Set task:
Transcribe all of the material below word for word and leave out its pictures.

Information supplied:
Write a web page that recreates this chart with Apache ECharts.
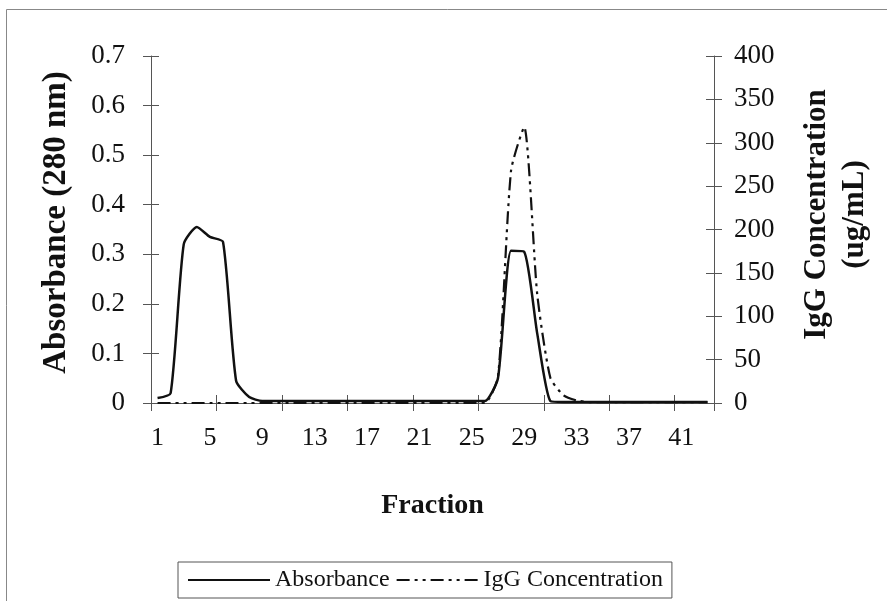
<!DOCTYPE html>
<html>
<head>
<meta charset="utf-8">
<script src="https://cdn.jsdelivr.net/npm/echarts@6/dist/echarts.min.js"></script>
<style>
html,body{margin:0;padding:0;background:#fff;}
#chart{width:887px;height:601px;}
</style>
</head>
<body>
<div id="chart"></div>
<script>
// Data
const fractions = [];
for (let i = 1; i <= 43; i++) fractions.push(String(i));
const absorbance = [0.01, 0.02, 0.32, 0.355, 0.335, 0.325, 0.045, 0.012, 0.004, 0.004,
  0.004, 0.004, 0.004, 0.004, 0.004, 0.004, 0.004, 0.004, 0.004, 0.004,
  0.004, 0.004, 0.004, 0.004, 0.004, 0.004, 0.05, 0.307, 0.305, 0.14,
  0.004, 0.002, 0.002, 0.002, 0.002, 0.002, 0.002, 0.002, 0.002, 0.002,
  0.002, 0.002, 0.002];
const igg = [0, 0, 0, 0, 0, 0, 0, 0, 0, 0,
  0, 0, 0, 0, 0, 0, 0, 0, 0, 0,
  0, 0, 0, 0, 0, 0, 30, 268, 318, 125,
  29, 9, 3, 1, 1, 1, 1, 1, 1, 1,
  1, 1, 1];
const seriesNames = ['Absorbance', 'IgG Concentration'];
const leftTitle = 'Absorbance (280 nm)';
const rightTitle = 'IgG Concentration\n(ug/mL)';
const xTitle = 'Fraction';

const FONT = '"Liberation Serif", "Times New Roman", serif';
const axisColor = '#555';

const chart = echarts.init(document.getElementById('chart'), null, {renderer: 'canvas'});
const option = {
  backgroundColor: '#fff',
  animation: false,
  graphic: [{
    type: 'rect', silent: true,
    shape: {x: 6.5, y: 9.5, width: 1000, height: 700},
    style: {fill: 'none', stroke: '#888', lineWidth: 1}
  }],
  grid: {left: 151, right: 173, top: 56, bottom: 198},
  legend: {
    left: 178, top: 562,
    padding: [6, 9, 6, 9],
    itemWidth: 82, itemHeight: 14, itemGap: 6,
    borderColor: '#555', borderWidth: 1,
    itemStyle: {color: 'rgba(0,0,0,0)', borderColor: 'rgba(0,0,0,0)', borderWidth: 0, opacity: 0},
    textStyle: {fontFamily: FONT, fontSize: 24, color: '#111'},
    data: seriesNames
  },
  xAxis: [{
    type: 'category', data: fractions, boundaryGap: true,
    name: xTitle, nameLocation: 'middle', nameGap: 89,
    nameTextStyle: {fontFamily: FONT, fontSize: 28, fontWeight: 'bold', color: '#111'},
    axisLine: {show: true, lineStyle: {color: axisColor, width: 1}},
    axisTick: {show: true, interval: 4, length: 8, lineStyle: {color: axisColor}},
    axisLabel: {interval: 3, margin: 22, fontFamily: FONT, fontSize: 26, color: '#111'},
    splitLine: {show: false}
  }, {
    type: 'category', data: fractions, boundaryGap: true, position: 'bottom',
    axisLine: {show: false},
    axisTick: {show: true, inside: true, interval: 4, length: 8, lineStyle: {color: axisColor}},
    axisLabel: {show: false}, splitLine: {show: false}
  }],
  yAxis: [{
    type: 'value', min: 0, max: 0.7, interval: 0.1, position: 'left',
    name: leftTitle, nameLocation: 'middle', nameGap: 78, nameRotate: 90,
    nameTextStyle: {fontFamily: FONT, fontSize: 33, fontWeight: 'bold', color: '#111',
      padding: [0, 0, 0, 14]},
    axisLine: {show: true, lineStyle: {color: axisColor, width: 1}},
    axisTick: {show: true, length: 8, lineStyle: {color: axisColor}},
    axisLabel: {margin: 26, fontFamily: FONT, fontSize: 27, color: '#111',
      formatter: v => (v === 0 ? '0' : v.toFixed(1))},
    splitLine: {show: false}
  }, {
    type: 'value', min: 0, max: 400, interval: 50, position: 'right',
    name: rightTitle, nameLocation: 'middle', nameGap: 84, nameRotate: 90,
    nameTextStyle: {fontFamily: FONT, fontSize: 31, fontWeight: 'bold', color: '#111', lineHeight: 38,
      padding: [0, 0, 0, 30]},
    axisLine: {show: true, lineStyle: {color: axisColor, width: 1}},
    axisTick: {show: true, length: 8, lineStyle: {color: axisColor}},
    axisLabel: {margin: 20, fontFamily: FONT, fontSize: 27, color: '#111'},
    splitLine: {show: false}
  }, {
    type: 'value', min: 0, max: 0.7, interval: 0.1, position: 'left',
    axisLine: {show: false},
    axisTick: {show: true, inside: true, length: 8, lineStyle: {color: axisColor}},
    axisLabel: {show: false}, splitLine: {show: false}
  }, {
    type: 'value', min: 0, max: 400, interval: 50, position: 'right',
    axisLine: {show: false},
    axisTick: {show: true, inside: true, length: 8, lineStyle: {color: axisColor}},
    axisLabel: {show: false}, splitLine: {show: false}
  }],
  series: [{
    name: seriesNames[0], type: 'line', xAxisIndex: 0, yAxisIndex: 0,
    data: absorbance, symbol: 'none', smooth: 0.2,
    lineStyle: {color: '#111', width: 2.5, type: 'solid'},
    itemStyle: {color: '#111'}, z: 3
  }, {
    name: seriesNames[1], type: 'line', xAxisIndex: 0, yAxisIndex: 1,
    data: igg, symbol: 'none', smooth: 0.2,
    lineStyle: {color: '#111', width: 2.2, type: [13, 5, 3, 5, 3, 5]},
    itemStyle: {color: '#111'}, z: 2
  }]
};
chart.setOption(option);
</script>
</body>
</html>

Expected answer:
Write a web page that recreates this chart with Apache ECharts.
<!DOCTYPE html>
<html>
<head>
<meta charset="utf-8">
<script src="https://cdn.jsdelivr.net/npm/echarts@6/dist/echarts.min.js"></script>
<style>
html,body{margin:0;padding:0;background:#fff;}
#chart{width:887px;height:601px;}
</style>
</head>
<body>
<div id="chart"></div>
<script>
// Data
const fractions = [];
for (let i = 1; i <= 43; i++) fractions.push(String(i));
const absorbance = [0.01, 0.02, 0.32, 0.355, 0.335, 0.325, 0.045, 0.012, 0.004, 0.004,
  0.004, 0.004, 0.004, 0.004, 0.004, 0.004, 0.004, 0.004, 0.004, 0.004,
  0.004, 0.004, 0.004, 0.004, 0.004, 0.004, 0.05, 0.307, 0.305, 0.14,
  0.004, 0.002, 0.002, 0.002, 0.002, 0.002, 0.002, 0.002, 0.002, 0.002,
  0.002, 0.002, 0.002];
const igg = [0, 0, 0, 0, 0, 0, 0, 0, 0, 0,
  0, 0, 0, 0, 0, 0, 0, 0, 0, 0,
  0, 0, 0, 0, 0, 0, 30, 268, 318, 125,
  29, 9, 3, 1, 1, 1, 1, 1, 1, 1,
  1, 1, 1];
const seriesNames = ['Absorbance', 'IgG Concentration'];
const leftTitle = 'Absorbance (280 nm)';
const rightTitle = 'IgG Concentration\n(ug/mL)';
const xTitle = 'Fraction';

const FONT = '"Liberation Serif", "Times New Roman", serif';
const axisColor = '#555';

const chart = echarts.init(document.getElementById('chart'), null, {renderer: 'canvas'});
const option = {
  backgroundColor: '#fff',
  animation: false,
  graphic: [{
    type: 'rect', silent: true,
    shape: {x: 6.5, y: 9.5, width: 1000, height: 700},
    style: {fill: 'none', stroke: '#888', lineWidth: 1}
  }],
  grid: {left: 151, right: 173, top: 56, bottom: 198},
  legend: {
    left: 178, top: 562,
    padding: [6, 9, 6, 9],
    itemWidth: 82, itemHeight: 14, itemGap: 6,
    borderColor: '#555', borderWidth: 1,
    itemStyle: {color: 'rgba(0,0,0,0)', borderColor: 'rgba(0,0,0,0)', borderWidth: 0, opacity: 0},
    textStyle: {fontFamily: FONT, fontSize: 24, color: '#111'},
    data: seriesNames
  },
  xAxis: [{
    type: 'category', data: fractions, boundaryGap: true,
    name: xTitle, nameLocation: 'middle', nameGap: 89,
    nameTextStyle: {fontFamily: FONT, fontSize: 28, fontWeight: 'bold', color: '#111'},
    axisLine: {show: true, lineStyle: {color: axisColor, width: 1}},
    axisTick: {show: true, interval: 4, length: 8, lineStyle: {color: axisColor}},
    axisLabel: {interval: 3, margin: 22, fontFamily: FONT, fontSize: 26, color: '#111'},
    splitLine: {show: false}
  }, {
    type: 'category', data: fractions, boundaryGap: true, position: 'bottom',
    axisLine: {show: false},
    axisTick: {show: true, inside: true, interval: 4, length: 8, lineStyle: {color: axisColor}},
    axisLabel: {show: false}, splitLine: {show: false}
  }],
  yAxis: [{
    type: 'value', min: 0, max: 0.7, interval: 0.1, position: 'left',
    name: leftTitle, nameLocation: 'middle', nameGap: 78, nameRotate: 90,
    nameTextStyle: {fontFamily: FONT, fontSize: 33, fontWeight: 'bold', color: '#111',
      padding: [0, 0, 0, 14]},
    axisLine: {show: true, lineStyle: {color: axisColor, width: 1}},
    axisTick: {show: true, length: 8, lineStyle: {color: axisColor}},
    axisLabel: {margin: 26, fontFamily: FONT, fontSize: 27, color: '#111',
      formatter: v => (v === 0 ? '0' : v.toFixed(1))},
    splitLine: {show: false}
  }, {
    type: 'value', min: 0, max: 400, interval: 50, position: 'right',
    name: rightTitle, nameLocation: 'middle', nameGap: 84, nameRotate: 90,
    nameTextStyle: {fontFamily: FONT, fontSize: 31, fontWeight: 'bold', color: '#111', lineHeight: 38,
      padding: [0, 0, 0, 30]},
    axisLine: {show: true, lineStyle: {color: axisColor, width: 1}},
    axisTick: {show: true, length: 8, lineStyle: {color: axisColor}},
    axisLabel: {margin: 20, fontFamily: FONT, fontSize: 27, color: '#111'},
    splitLine: {show: false}
  }, {
    type: 'value', min: 0, max: 0.7, interval: 0.1, position: 'left',
    axisLine: {show: false},
    axisTick: {show: true, inside: true, length: 8, lineStyle: {color: axisColor}},
    axisLabel: {show: false}, splitLine: {show: false}
  }, {
    type: 'value', min: 0, max: 400, interval: 50, position: 'right',
    axisLine: {show: false},
    axisTick: {show: true, inside: true, length: 8, lineStyle: {color: axisColor}},
    axisLabel: {show: false}, splitLine: {show: false}
  }],
  series: [{
    name: seriesNames[0], type: 'line', xAxisIndex: 0, yAxisIndex: 0,
    data: absorbance, symbol: 'none', smooth: 0.2,
    lineStyle: {color: '#111', width: 2.5, type: 'solid'},
    itemStyle: {color: '#111'}, z: 3
  }, {
    name: seriesNames[1], type: 'line', xAxisIndex: 0, yAxisIndex: 1,
    data: igg, symbol: 'none', smooth: 0.2,
    lineStyle: {color: '#111', width: 2.2, type: [13, 5, 3, 5, 3, 5]},
    itemStyle: {color: '#111'}, z: 2
  }]
};
chart.setOption(option);
</script>
</body>
</html>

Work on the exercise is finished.